A Câmara não perde uma chance de se desmoralizar diante dos cidadãos, de onde vem sua legitimidade e cujos direitos deveria representar. Em dias recentes, tomou duas decisões avessas aos interesses da cidadania, mas favoráveis aos próprios deputados e seus apaniguados, as duas envolvendo decisões do Supremo Tribunal Federal. No primeiro caso, o STF mandou que a Câmara recalculasse o número de deputados, com base na representatividade dos Estados de acordo com o Censo de 2022. O estudo oficial tiraria sete vagas de Estados que tiveram perda de habitantes, e criaria outras sete vagas em Estados que ganharam população, ficando tudo igual.
Pois os senhores deputados aprovaram uma outra conta, aumentando 14 vagas, totalizando 527 deputados. Segundo estudo do Departamento Intersindical de Assessoria Parlamentar (Diap), perderiam vagas Rio de Janeiro (4); Rio Grande do Sul (2); Piauí (2); Paraíba (2); Bahia (2); Pernambuco (1) e Alagoas (1). Ganhariam vagas Santa Catarina (4); Pará (4); Amazonas (2); Ceará (1); Goiás (1); Minas (1) e Mato Grosso (1).
O Senado ainda tem que aprovar essa matemática criativa da Câmara, mas até mesmo partidos que terão seus interesses contrariados estão se movendo para não permitir esse aumento. O presidente da Câmara, Hugo Motta, quer fazer um acordo para que haja aumento de vagas sem aumentar o custo, o que significa que a maioria terá que abrir mão de alguma vantagem monetária para receber seus novos colegas. Não parece plausível a viabilização desse acordo, e tudo indica que, se o Supremo não intervier, vai ficar valendo o aumento de vagas conjugado com aumento de custos.
Outra decisão da Câmara, esta mais grave no sentido de que pode abrir uma crise institucional, visa tentar evitar que o ex-presidente Bolsonaro e os generais e militares indiciados pela tentativa de golpe de janeiro de 23 sejam julgados e condenados pelo Supremo. Até mesmo partidos políticos que integram o governo petista de Lula, mas ligados ao Centrão, votaram a favor da suspensão da ação penal contra o deputado Alexandre Ramagem, do Partido Liberal, com base em uma decisão constitucional que prevê que deputados só podem ser julgados com a autorização do Câmara.

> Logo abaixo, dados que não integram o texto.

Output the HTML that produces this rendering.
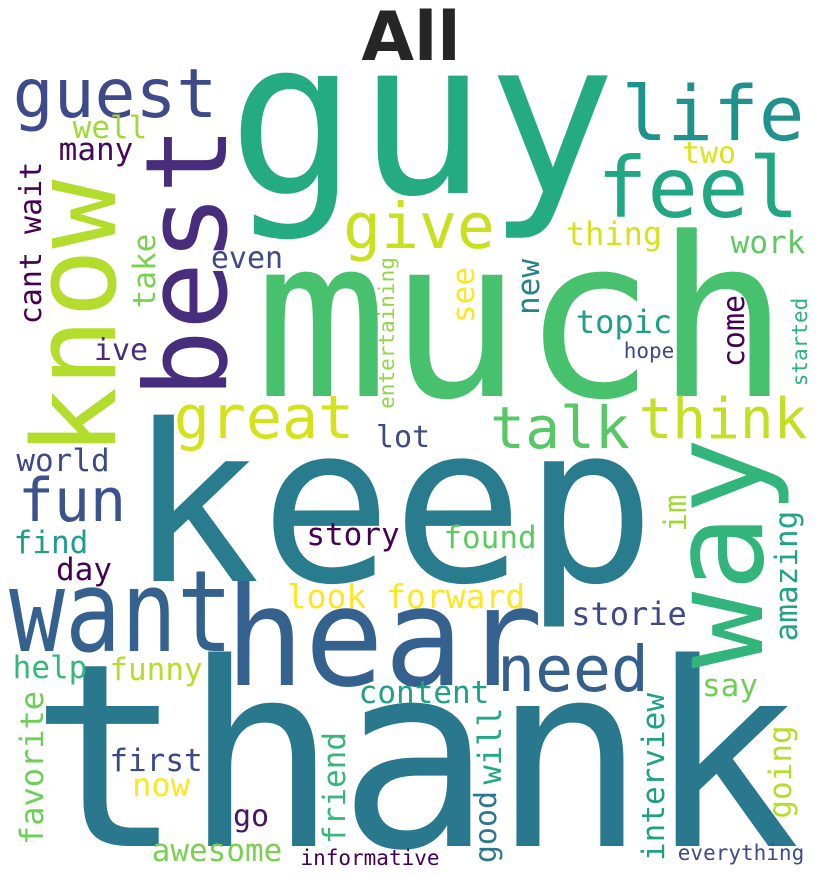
<!DOCTYPE html>
<html>
<head>
<meta charset="utf-8">
<style>
html,body{margin:0;padding:0;background:#fff;}
svg{display:block;}
text{font-family:"DejaVu Sans Mono","Liberation Mono",monospace;text-anchor:middle;}
</style>
</head>
<body>
<svg width="819" height="878" viewBox="0 0 819 878">
<rect width="819" height="878" fill="#fff"/>
<text x="411" y="60" style="font-family:'DejaVu Sans','Liberation Sans',sans-serif;font-weight:bold" font-size="68" fill="#262626">All</text>

<text x="422" y="193" font-size="215" fill="#25ab82">guy</text>
<text x="522" y="396" font-size="222" fill="#48c16e">much</text>
<text x="392" y="581" font-size="219" fill="#297b8e">keep</text>
<text x="415" y="846" font-size="256" fill="#2a788e">thank</text>
<text x="384" y="685" font-size="137" textLength="318" lengthAdjust="spacingAndGlyphs" fill="#34618d">hear</text>
<text x="121" y="651" font-size="113" textLength="224" lengthAdjust="spacingAndGlyphs" fill="#34618d">want</text>
<text x="115" y="117" font-size="68" fill="#3e4a89">guest</text>
<text x="713" y="140" font-size="76" fill="#20928c">life</text>
<text x="698" y="217" font-size="84" fill="#22a785">feel</text>
<text x="419" y="248" font-size="63" fill="#c8e020">give</text>
<text x="264" y="438" font-size="60" fill="#d5e21a">great</text>
<text x="560" y="448" font-size="58" fill="#58c765">talk</text>
<text x="723" y="438" font-size="56" fill="#c2df23">think</text>
<text x="72" y="521" font-size="60" fill="#3b528b">fun</text>
<text x="573" y="691" font-size="63" fill="#35608d">need</text>

<text transform="translate(115,318) rotate(-90)" font-size="115" fill="#b2dd2c">know</text>
<text transform="translate(226,262) rotate(-90)" font-size="113" fill="#472d7b">best</text>
<text transform="translate(762,553) rotate(-90)" font-size="128" fill="#31b57b">way</text>

<text x="110" y="138" font-size="31" fill="#a0da39">well</text>
<text x="96" y="160" font-size="31" fill="#46085c">many</text>
<text transform="translate(41,243) rotate(-90)" font-size="30" fill="#440154">cant wait</text>
<text transform="translate(155,271) rotate(-90)" font-size="31" fill="#7ad151">take</text>
<text x="247" y="268" font-size="30" fill="#3e4989">even</text>
<text x="121" y="360" font-size="30" fill="#472d7b">ive</text>
<text transform="translate(394,333) rotate(-90)" font-size="21" fill="#8fd744">entertaining</text>
<text x="403" y="447" font-size="30" fill="#3e4989">lot</text>

<text x="709" y="163" font-size="30" fill="#dde318">two</text>
<text x="614" y="245" font-size="32" fill="#d8e219">thing</text>
<text x="768" y="253" font-size="31" fill="#5ec962">work</text>
<text transform="translate(474,295) rotate(-90)" font-size="31" fill="#fde725">see</text>
<text transform="translate(539,287) rotate(-90)" font-size="31" fill="#26828e">new</text>
<text x="624" y="333" font-size="32" fill="#1f9e89">topic</text>
<text x="649" y="358" font-size="21" fill="#3e4989">hope</text>
<text transform="translate(744,331) rotate(-90)" font-size="30" fill="#440154">come</text>
<text transform="translate(807,342) rotate(-90)" font-size="21" fill="#2db27d">started</text>

<text x="63" y="471" font-size="31" fill="#3e4989">world</text>
<text x="353" y="545" font-size="31" fill="#440154">story</text>
<text x="51" y="553" font-size="31" fill="#1f9e89">find</text>
<text x="84" y="580" font-size="31" fill="#440154">day</text>
<text x="406" y="608" font-size="33" fill="#fde725">look forward</text>
<text x="50" y="678" font-size="31" fill="#35b779">help</text>
<text x="156" y="680" font-size="31" fill="#b5de2b">funny</text>
<text x="424" y="703" font-size="31" fill="#1fa187">content</text>
<text transform="translate(43,768) rotate(-90)" font-size="32" fill="#6ece58">favorite</text>
<text x="156" y="771" font-size="31" fill="#3e4989">first</text>
<text x="161" y="796" font-size="32" fill="#fde725">now</text>
<text transform="translate(345,788) rotate(-90)" font-size="31" fill="#35b779">friend</text>
<text x="251" y="826" font-size="30" fill="#481467">go</text>
<text x="217" y="861" font-size="31" fill="#7ad151">awesome</text>
<text x="370" y="865" font-size="21" fill="#440154">informative</text>

<text x="490" y="548" font-size="31" fill="#5ec962">found</text>
<text x="629" y="625" font-size="32" fill="#3e4989">storie</text>
<text transform="translate(686,513) rotate(-90)" font-size="31" fill="#a0da39">im</text>
<text transform="translate(797,576) rotate(-90)" font-size="31" fill="#20a386">amazing</text>
<text x="730" y="696" font-size="31" fill="#6ece58">say</text>
<text transform="translate(501,746) rotate(-90)" font-size="32" fill="#22a884">will</text>
<text transform="translate(496,827) rotate(-90)" font-size="30" fill="#2a788e">good</text>
<text transform="translate(664,777) rotate(-90)" font-size="31" fill="#1fa187">interview</text>
<text transform="translate(791,772) rotate(-90)" font-size="31" fill="#b5de2b">going</text>
<text x="741" y="860" font-size="21" fill="#3e4989">everything</text>
</svg>
</body>
</html>
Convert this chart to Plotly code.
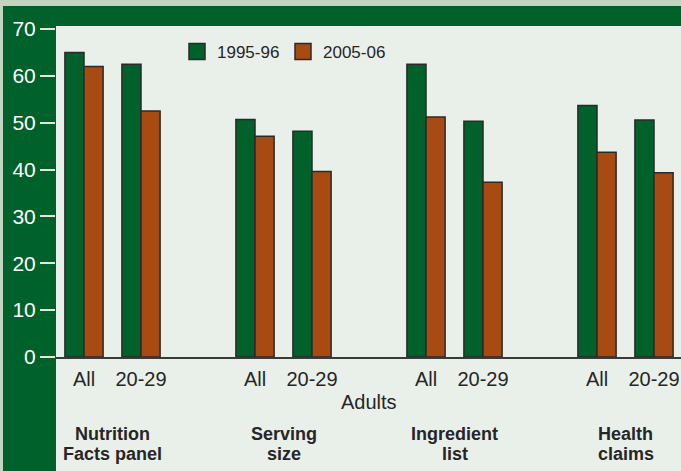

O Supremo, por unanimidade da 1ª Turma, aceitou que somente os crimes ocorridos antes de Ramagem ter sido eleito serão julgados - abolição violenta do estado de Direito; golpe de Estado e organização criminosa. Crimes que teriam sido cometidos depois da diplomação estariam suspensos: dano qualificado e deterioração de patrimônio tombado. Na mesma decisão, ficou claro que os demais acusados não se beneficiam da prerrogativa da Câmara de suspender as ações penais contra seus membros.
Assim, a manobra para livrar o ex-presidente Bolsonaro e seus comparsas não deu certo, mas criará uma crise institucional que poderia ser evitada se não existisse por parte da maioria da Câmara uma vontade de confrontar o Supremo em defesa do ex-presidente. Vai acontecer uma crise política, mas sem razão jurídica de ser. É mais uma provocação da Câmara ao STF. Evidente que não se pode pegar os crimes de quando Alexandre Ramagem não era deputado e protegê-los por uma cláusula constitucional que existe para defender a inviolabilidade do parlamentar.
Não tem sentido liberar deputado de tudo o que fez antes de ser eleito. E os outros acusados, inclusive Bolsonaro, não têm nada a ver com esse processo da Câmara. Não são deputados, não precisam de autorização da Câmara para serem processados. É mais uma tentativa de livrar Bolsonaro de julgamento, mas desprovida de apoio jurídico. O ex-presidente está sendo julgado no Supremo, e por isso atraiu todos os outros indiciados para o seu foro, por ter cometido os crimes de que é acusado em função do cargo.